Factum Arte and Factum Foundation digitally reconstructed a damaged Monet´s Water Lilies (1916). The painting, originally in the collection of the Museum of Modern Art in New York, was heavily damaged in a fire in 1958. The burnt painting was donated by the MoMA to NYU´s Institute of Fine Arts. A guiding factor in this reconstruction was the absence of colour documentation – only one black-and-white conservation image existed –despite the fact that the painting created huge sensation on its arrival at MOMA in the 1950s.
Photograph of Monet´s painting before the fire in 1956
Digitizing the painting
Both the colour and 3D texture of the painting burned surface were recorded using close-range photogrammetry. This is a non-contact technique whereby images of an object are taken with more than 80% overlap at approximately 50cm from the surface. The images are processed with specialised software (RealityCapture in this case) to output a 3D object file and an 8bit image file (colour information).

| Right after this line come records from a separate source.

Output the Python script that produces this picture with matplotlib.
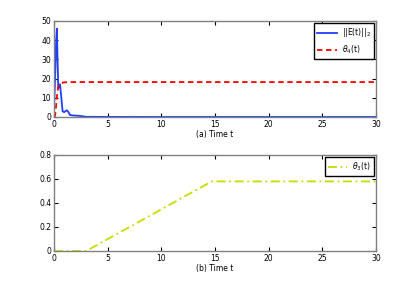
import matplotlib.pyplot as plt
import numpy as np

# blue error norm
t_err = [0, 0.1, 0.2, 0.27, 0.33, 0.4, 0.48, 0.56, 0.65, 0.8, 0.95, 1.1, 1.2, 1.35, 1.5, 1.8, 2.4, 3.0, 5, 10, 20, 30]
err = [4, 20, 40, 46, 30, 15, 16, 17, 12, 3, 2.5, 3.2, 3.5, 2.5, 1, 0.8, 0.6, 0.1, 0.05, 0.02, 0.01, 0.01]

# red theta_4
t_th4 = [0, 0.1, 0.2, 0.3, 0.4, 0.55, 0.85, 1.5, 30]
th4 = [0, 0.5, 6, 12, 16, 17, 18, 18.2, 18.2]

# green theta_3
t_th3 = [0, 3.0, 14.7, 30]
th3 = [0, 0, 0.58, 0.58]

grey = '#808080'
plt.rcParams['font.size'] = 5.5

fig = plt.figure(figsize=(4.15, 2.82), dpi=100)
ax1 = fig.add_axes([54/415, 1 - 117/282, 322/415, 96/282])
ax2 = fig.add_axes([54/415, 1 - 251/282, 322/415, 96/282])

ax1.plot(t_err, err, color='#1f3fff', lw=1.3, label=r'||E(t)||$_2$')
ax1.plot(t_th4, th4, color='red', lw=1.3, ls=(0, (3, 2)), label=r'$\theta_4$(t)')
ax1.set_xlim(0, 30)
ax1.set_ylim(0, 50)
ax1.set_yticks([0, 10, 20, 30, 40, 50])
ax1.set_xlabel('(a) Time t', labelpad=1)
ax1.legend(loc='upper right', fancybox=False, edgecolor='black', framealpha=1,
           handlelength=2.6, handletextpad=0.6, borderaxespad=0.3, labelspacing=0.6)

ax2.plot(t_th3, th3, color='#c8dc00', lw=1.3, ls=(0, (5, 2, 1, 2)), label=r'$\theta_3$(t)')
ax2.set_xlim(0, 30)
ax2.set_ylim(0, 0.8)
ax2.set_yticks([0, 0.2, 0.4, 0.6, 0.8])
ax2.set_yticklabels(['0', '0.2', '0.4', '0.6', '0.8'])
ax2.set_xlabel('(b) Time t', labelpad=1)
ax2.legend(loc='upper right', fancybox=False, edgecolor='black', framealpha=1,
           handlelength=2.6, handletextpad=0.6, borderaxespad=0.3)

for ax in (ax1, ax2):
    for s in ax.spines.values():
        s.set_color(grey)
        s.set_linewidth(1)
    ax.tick_params(direction='in', length=3, colors='black', pad=2)
    ax.tick_params(which='both', top=True, right=True)
    for line in ax.get_xticklines() + ax.get_yticklines():
        line.set_color(grey)

fig.savefig('out.png', dpi=100)
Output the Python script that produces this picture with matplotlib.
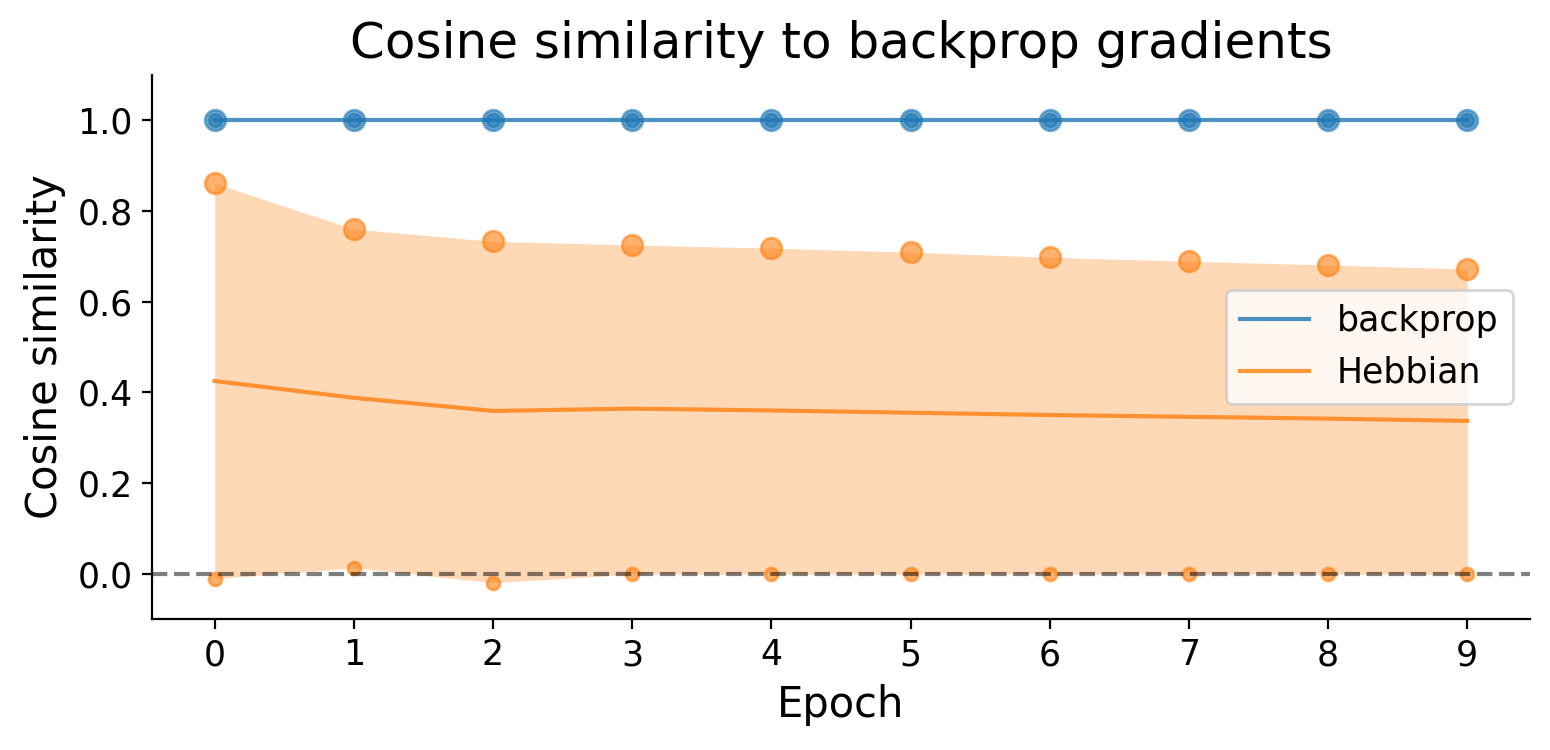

The surface of the painting was highly reflective –this lead the Factum team to record the painting twice: first with ambient light, then withcross-polarised flash illumination to minimise reflections and thus the potential for noisy data. Areas of the painting were also recorded using Factum’s Lucida 3D Laser Scanner to corroborate the quality of the photogrammetry model. Both 3D models had resolutions within 100 microns.
Re-materializing the relief
Some of the original surface of the painting had survived the fire but the canvas was badly creased, ruptured bubbles had marred the texture, which was also damaged with bumps and scratches. The objective in this part of the process was almost to carry out a physical ‘restoration’ on the surface of the facsimile. The 3D model of the canvas obtained via photogrammetry was converted into a greyscale height-map and printed using OCE’s 3D printing technology. A silicon mould was taken from the 3D print and cast in plaster.
This plaster cast was used as the basis for the restoration: creases were levelled, holes filled, and texture added to the areas beneath the conservation patches. The ‘restored’ plaster cast was used to produce a second silicon mould that was itself cast in gesso. The back of the gesso cast was glued onto a linen canvas, using a vacuum during the transfer to ensure that no air remained between the textured gesso and the linen.
Restoring the colour information
The image file revealed far more usable data than initially expected: the powerful flashes used to light the painting during the recording had exposed remnants of colour hidden within the charred surface. At this point, the decision was taken to perform a digital restoration in Photoshop, employing the image file as a means to recover as much information as possible from the original. Visible colour was cloned to surrounding areas where colour had been less well-preserved, thus recovering the vibrant colours in the greater part of the canvas. Reconstructing patched or severely damaged areas was more complex; here the existing black and white image was used as a guide when recreating shapes and brush strokes. In some cases, colour was visible even beneath the patches and here too was used to direct the digital restoration.
In the early stages of the process, it was unclear whether or not the fire had also damaged the tones of colours exposed in the image file; whether, for example, the pigments had been oxidised and lost their original tone. This issue was approached by analysing Monet’s Water Lilies series from the same period, which would have been painted using similar colour palettes. It was found, for example, that the turquoise and green tones ‘lifted’ from the blackened canvas were almost identical to those used by Monet in canvases of the same time. The blues in our painting, however, had lost their original tones and were corrected in a final adjustment through comparison with this contemporaneous series.
Bringing 2D and 3D together
The colour data was printed directly onto this textured gesso using Factum’s flatbed printers with which it is possible to register the colour very exactly onto a surface, ensuring that the colour is lined up very accurately with texture. For the final varnish, several options were tested before deciding on rabbit glue which gave a semi-matte surface similar to that of other Monet paintings.